Greek thought, including Aristotles, does contain circles of gift giving amongst equals, but also gift giving that is directed to inferiors to demonstrate beyond alll doubt their inferiority.

The great man Aristotle, the man of magnificence, is better than the the sum of the city. He gives to the city appropriately and so makes the city better than the city was. As a result, his greatness demands respect. His gift cannot be equalled by his inferiors: they cannot match his style, but they must bow the knee. All they have is his because he is the better man. This is less about a “circle” than about a pyramid where the magnificent man is at the top. When the virtuous man gives gifts to show his dominance, he is not pulling apart a circle, but establishing the natural pyramid. Rare indeed is friendship for this man because rare indeed is the great man who will meet another great man.

Pity the loneliness of Alexander.

Against Leithart, I see Aristotle as the confirmation of Homer, not the repudiation. We owe the greater gifts.

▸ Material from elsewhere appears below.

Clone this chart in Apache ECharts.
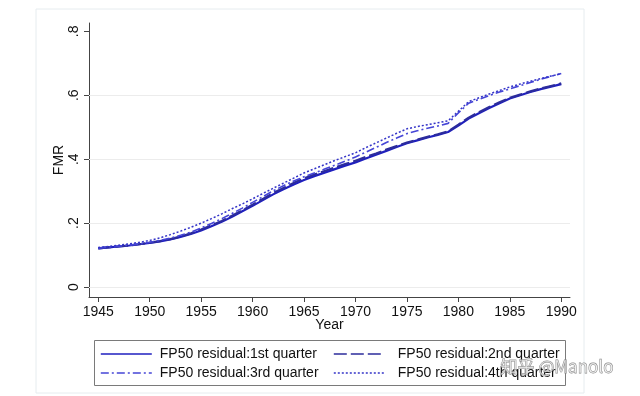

They owe us nothing, though we might hope or demand gifts from them. We whine as slaves whine. Good masters will give out of their magnificence, not because they must, but because they can. They establish their greatness, by their gifts. Aristotle holds out hope, vain usually, that these great men will have equals: friends. These friends will give gifts and receive them; they will form circles.

For this reason Aristotle is not inconsistent. His magnanimous man is not dependent on his friends because his friends are equals. He needs nothing from them and gets nothing he needs. What does he get? He gets friendship. A man does not need a friend, but friendship is good. Imagine though for a moment a man so magnificent that he can contemplate God. Such a man could become God’s friend. Aristotle’s magnificent man withdraws from politics of earth because he is now in the City of Aristotle’s God.

Leithart may, then, be wrong about the Greeks and so simply wrong.